AI washing
What AI washing is, the 2024 SEC enforcement actions that put it on the map, and how advisors avoid it.
Definition
AI washing —
Making false or exaggerated claims about the use of artificial intelligence in a product or service — for example, marketing "AI-powered" capabilities that don't meaningfully exist or overstating what the AI actually does.
The term is a cousin of "greenwashing." For investment advisers, it became a concrete enforcement risk in 2024.
The 2024 SEC actions
On March 18, 2024, the SEC announced its first enforcement actions targeting AI washing, settling charges against two investment advisers for false and misleading statements about their use of AI. Delphia (USA) Inc. agreed to pay $225,000 and Global Predictions, Inc. $175,000 — $400,000 combined — under the Investment Advisers Act's antifraud and Marketing Rule provisions. Global Predictions had, among other things, falsely claimed to be the "first regulated AI financial advisor."
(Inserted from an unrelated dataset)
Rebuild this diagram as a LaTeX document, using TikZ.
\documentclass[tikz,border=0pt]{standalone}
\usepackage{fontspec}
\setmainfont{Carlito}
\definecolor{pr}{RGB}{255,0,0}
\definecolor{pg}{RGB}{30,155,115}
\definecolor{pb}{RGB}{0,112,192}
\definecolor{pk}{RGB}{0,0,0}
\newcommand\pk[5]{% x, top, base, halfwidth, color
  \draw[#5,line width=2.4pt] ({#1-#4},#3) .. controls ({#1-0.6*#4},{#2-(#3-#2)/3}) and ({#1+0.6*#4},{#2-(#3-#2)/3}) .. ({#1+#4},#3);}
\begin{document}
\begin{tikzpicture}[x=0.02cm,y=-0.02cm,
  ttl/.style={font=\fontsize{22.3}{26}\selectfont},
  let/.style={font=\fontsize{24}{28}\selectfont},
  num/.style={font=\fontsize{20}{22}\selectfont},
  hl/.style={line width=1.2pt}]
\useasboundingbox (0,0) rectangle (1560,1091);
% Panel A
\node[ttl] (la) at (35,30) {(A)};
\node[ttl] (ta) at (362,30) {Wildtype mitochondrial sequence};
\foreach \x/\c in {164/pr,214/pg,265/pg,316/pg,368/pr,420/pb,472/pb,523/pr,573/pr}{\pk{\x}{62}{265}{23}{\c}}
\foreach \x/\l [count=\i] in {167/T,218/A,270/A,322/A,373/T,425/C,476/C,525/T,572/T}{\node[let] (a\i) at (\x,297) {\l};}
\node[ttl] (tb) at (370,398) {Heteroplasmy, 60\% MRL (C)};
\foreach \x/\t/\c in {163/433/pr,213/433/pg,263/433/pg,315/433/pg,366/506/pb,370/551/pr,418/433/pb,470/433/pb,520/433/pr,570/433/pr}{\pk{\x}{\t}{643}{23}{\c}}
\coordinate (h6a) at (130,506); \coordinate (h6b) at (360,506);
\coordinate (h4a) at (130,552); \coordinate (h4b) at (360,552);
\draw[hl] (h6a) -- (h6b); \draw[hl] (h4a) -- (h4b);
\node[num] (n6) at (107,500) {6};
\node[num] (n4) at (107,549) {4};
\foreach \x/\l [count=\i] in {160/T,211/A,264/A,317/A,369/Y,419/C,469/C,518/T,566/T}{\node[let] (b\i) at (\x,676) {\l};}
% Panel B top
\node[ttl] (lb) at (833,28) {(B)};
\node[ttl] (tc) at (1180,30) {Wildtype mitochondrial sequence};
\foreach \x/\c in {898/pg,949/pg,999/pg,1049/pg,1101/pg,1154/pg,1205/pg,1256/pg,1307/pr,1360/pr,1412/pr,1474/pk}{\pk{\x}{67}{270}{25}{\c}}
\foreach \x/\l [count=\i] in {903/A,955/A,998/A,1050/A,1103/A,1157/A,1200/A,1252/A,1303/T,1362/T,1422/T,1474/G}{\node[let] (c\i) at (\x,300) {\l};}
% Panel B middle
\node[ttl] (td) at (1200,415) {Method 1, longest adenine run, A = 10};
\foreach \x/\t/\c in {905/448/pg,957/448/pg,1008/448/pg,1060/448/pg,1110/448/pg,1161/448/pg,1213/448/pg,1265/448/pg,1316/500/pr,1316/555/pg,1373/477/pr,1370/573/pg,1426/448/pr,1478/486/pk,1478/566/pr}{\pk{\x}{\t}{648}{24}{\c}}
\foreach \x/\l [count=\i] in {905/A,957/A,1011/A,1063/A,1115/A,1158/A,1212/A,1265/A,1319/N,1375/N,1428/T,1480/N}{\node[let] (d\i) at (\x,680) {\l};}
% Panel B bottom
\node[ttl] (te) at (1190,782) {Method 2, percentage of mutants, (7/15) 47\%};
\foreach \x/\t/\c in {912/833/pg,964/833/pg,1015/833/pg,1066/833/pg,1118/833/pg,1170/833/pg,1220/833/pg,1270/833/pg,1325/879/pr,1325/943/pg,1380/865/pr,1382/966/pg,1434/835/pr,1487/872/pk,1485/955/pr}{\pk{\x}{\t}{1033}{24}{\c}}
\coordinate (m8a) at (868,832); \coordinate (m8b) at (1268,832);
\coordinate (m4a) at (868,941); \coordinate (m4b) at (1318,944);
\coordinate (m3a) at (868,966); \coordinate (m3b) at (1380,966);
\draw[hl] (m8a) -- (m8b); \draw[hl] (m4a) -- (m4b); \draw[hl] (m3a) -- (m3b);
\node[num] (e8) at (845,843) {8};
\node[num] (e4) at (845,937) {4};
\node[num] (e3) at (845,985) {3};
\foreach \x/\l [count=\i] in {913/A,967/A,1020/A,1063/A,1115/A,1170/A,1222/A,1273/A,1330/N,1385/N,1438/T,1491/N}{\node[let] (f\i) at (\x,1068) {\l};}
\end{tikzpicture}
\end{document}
The takeaway for advisors: claims about AI are marketing statements, and marketing statements have to be true.
How advisors avoid it
- Describe what your tools actually do, not what sounds impressive.
- Don't imply AI involvement where there isn't any.
- Keep evidence of how AI-assisted outputs are produced — which is also why a research audit trail matters.
Avoiding AI washing isn't about avoiding AI. It's about being precise and able to back up what you say.